--- PROVIDED ENTRIES ---

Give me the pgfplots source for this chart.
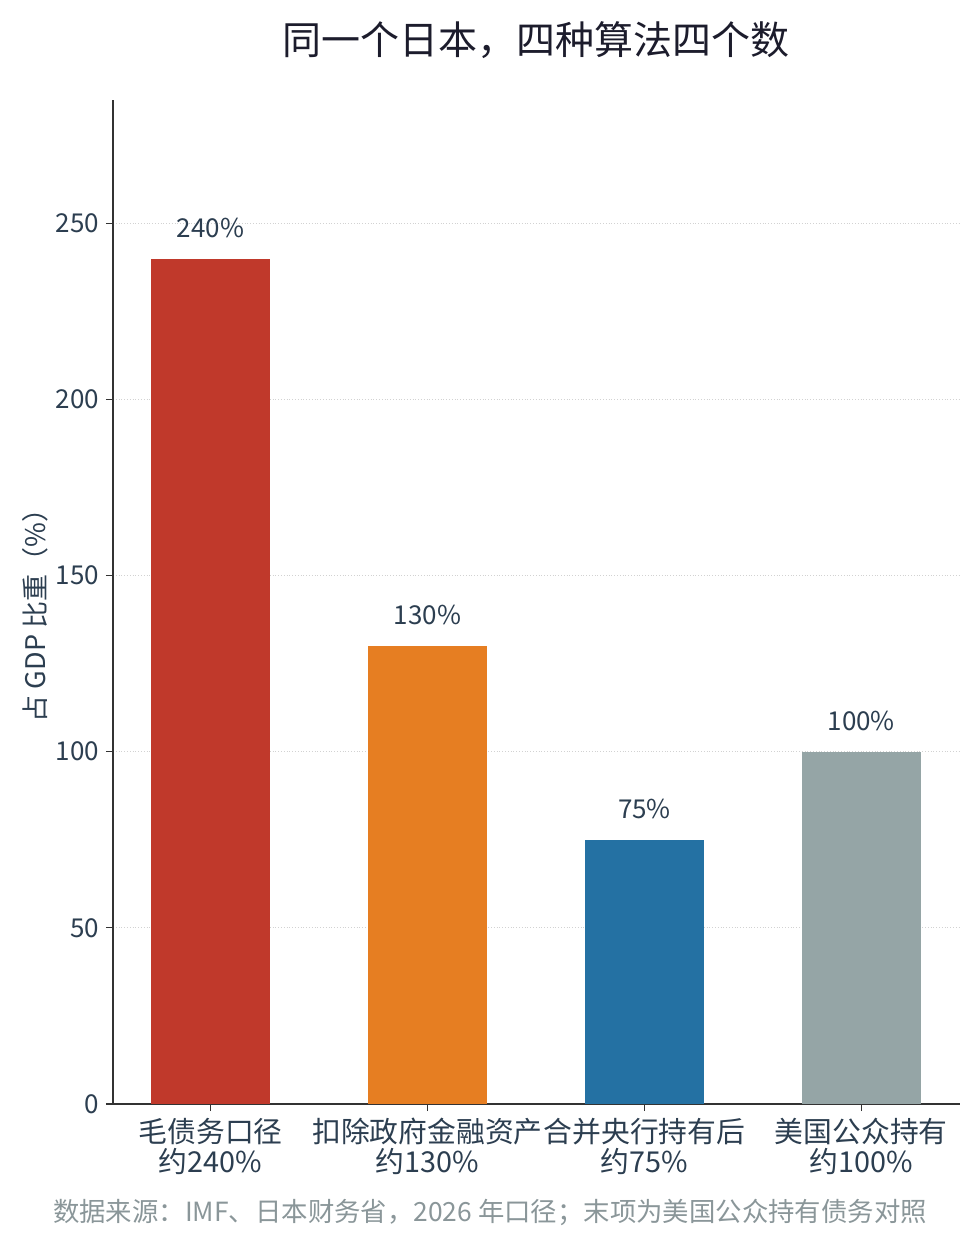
\documentclass[border=0pt]{standalone}
\usepackage{fontspec}
\setmainfont{Noto Sans CJK SC}
\usepackage{pgfplots}
\pgfplotsset{compat=1.18}
\definecolor{cred}{HTML}{C0392B}
\definecolor{corange}{HTML}{E67E22}
\definecolor{cblue}{HTML}{2471A3}
\definecolor{cgray}{HTML}{95A5A6}
\definecolor{ctext}{HTML}{2C3E50}
\definecolor{ctitle}{HTML}{1C1C2C}
\definecolor{cfoot}{HTML}{8A9699}
\definecolor{caxis}{HTML}{333333}
\begin{document}
\begin{tikzpicture}
\useasboundingbox (0,0) rectangle (490pt,630pt);
\begin{axis}[
  at={(56.5pt,78pt)}, anchor=south west,
  width=423.5pt, height=502pt, scale only axis,
  ymin=0, ymax=285, xmin=-0.45, xmax=3.455,
  ybar, bar width=0.55,
  axis x line*=bottom, axis y line*=left,
  axis line style={caxis, line width=0.8pt},
  xtick={0,1,2,3},
  xticklabels={{毛债务口径\\约240\%},{扣除政府金融资产\\约130\%},{合并央行持有后\\约75\%},{美国公众持有\\约100\%}},
  xticklabel style={align=center, font=\fontsize{14.4pt}{15pt}\selectfont, text=ctext},
  ytick={0,50,100,150,200,250},
  yticklabel style={font=\fontsize{13pt}{15pt}\selectfont, text=ctext},
  /pgf/number format/assume math mode=true,
  tick style={caxis, line width=0.6pt},
  tick align=outside, major tick length=3.5pt,
  ymajorgrids, major grid style={densely dotted, gray!35, line width=0.5pt},
  nodes near coords={\pgfmathprintnumber{\pgfplotspointmeta}\%},
  nodes near coords style={font=\fontsize{13pt}{15pt}\selectfont, text=ctext, anchor=south, yshift=7pt},
  clip=false,
]
\addplot[draw=none, fill=cred, bar shift=0] coordinates {(0,240)};
\addplot[draw=none, fill=corange, bar shift=0] coordinates {(1,130)};
\addplot[draw=none, fill=cblue, bar shift=0] coordinates {(2,75)};
\addplot[draw=none, fill=cgray, bar shift=0] coordinates {(3,100)};
\end{axis}
\node[font=\fontsize{19.5pt}{22pt}\selectfont, text=ctitle] at (268pt,610pt) {同一个日本，四种算法四个数};
\node[font=\fontsize{13.2pt}{14pt}\selectfont, text=cfoot] at (245pt,24pt) {数据来源：IMF、日本财务省，2026 年口径；末项为美国公众持有债务对照};
\node[rotate=90, font=\fontsize{13.5pt}{15pt}\selectfont, text=ctext] at (17.5pt,325.5pt) {占 GDP 比重（\%）};
\end{tikzpicture}
\end{document}
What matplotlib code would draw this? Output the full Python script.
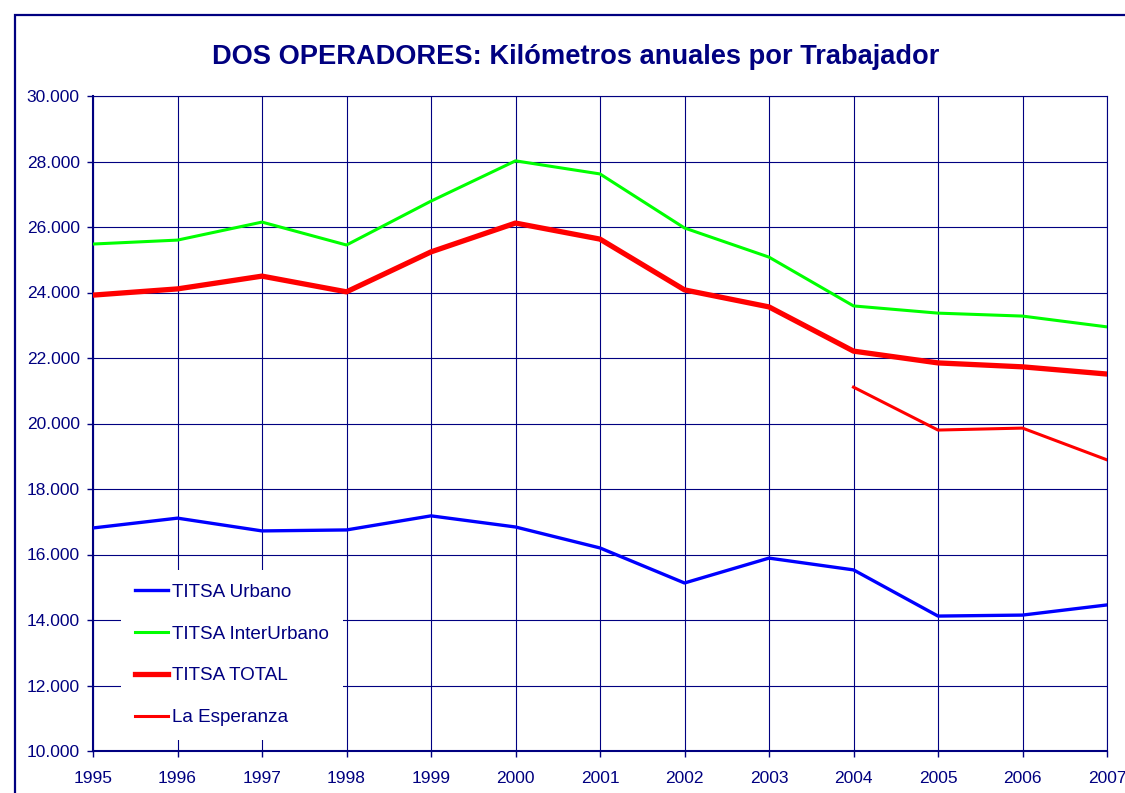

---

Write out every entry again word for word, without any of the pictures.

Give me the pgfplots source for this chart.
\documentclass[border=0pt]{standalone}
\usepackage{fontspec}
\setmainfont{Noto Sans CJK SC}
\usepackage{pgfplots}
\pgfplotsset{compat=1.18}
\definecolor{cred}{HTML}{C0392B}
\definecolor{corange}{HTML}{E67E22}
\definecolor{cblue}{HTML}{2471A3}
\definecolor{cgray}{HTML}{95A5A6}
\definecolor{ctext}{HTML}{2C3E50}
\definecolor{ctitle}{HTML}{1C1C2C}
\definecolor{cfoot}{HTML}{8A9699}
\definecolor{caxis}{HTML}{333333}
\begin{document}
\begin{tikzpicture}
\useasboundingbox (0,0) rectangle (490pt,630pt);
\begin{axis}[
  at={(56.5pt,78pt)}, anchor=south west,
  width=423.5pt, height=502pt, scale only axis,
  ymin=0, ymax=285, xmin=-0.45, xmax=3.455,
  ybar, bar width=0.55,
  axis x line*=bottom, axis y line*=left,
  axis line style={caxis, line width=0.8pt},
  xtick={0,1,2,3},
  xticklabels={{毛债务口径\\约240\%},{扣除政府金融资产\\约130\%},{合并央行持有后\\约75\%},{美国公众持有\\约100\%}},
  xticklabel style={align=center, font=\fontsize{14.4pt}{15pt}\selectfont, text=ctext},
  ytick={0,50,100,150,200,250},
  yticklabel style={font=\fontsize{13pt}{15pt}\selectfont, text=ctext},
  /pgf/number format/assume math mode=true,
  tick style={caxis, line width=0.6pt},
  tick align=outside, major tick length=3.5pt,
  ymajorgrids, major grid style={densely dotted, gray!35, line width=0.5pt},
  nodes near coords={\pgfmathprintnumber{\pgfplotspointmeta}\%},
  nodes near coords style={font=\fontsize{13pt}{15pt}\selectfont, text=ctext, anchor=south, yshift=7pt},
  clip=false,
]
\addplot[draw=none, fill=cred, bar shift=0] coordinates {(0,240)};
\addplot[draw=none, fill=corange, bar shift=0] coordinates {(1,130)};
\addplot[draw=none, fill=cblue, bar shift=0] coordinates {(2,75)};
\addplot[draw=none, fill=cgray, bar shift=0] coordinates {(3,100)};
\end{axis}
\node[font=\fontsize{19.5pt}{22pt}\selectfont, text=ctitle] at (268pt,610pt) {同一个日本，四种算法四个数};
\node[font=\fontsize{13.2pt}{14pt}\selectfont, text=cfoot] at (245pt,24pt) {数据来源：IMF、日本财务省，2026 年口径；末项为美国公众持有债务对照};
\node[rotate=90, font=\fontsize{13.5pt}{15pt}\selectfont, text=ctext] at (17.5pt,325.5pt) {占 GDP 比重（\%）};
\end{tikzpicture}
\end{document}
What matplotlib code would draw this? Output the full Python script.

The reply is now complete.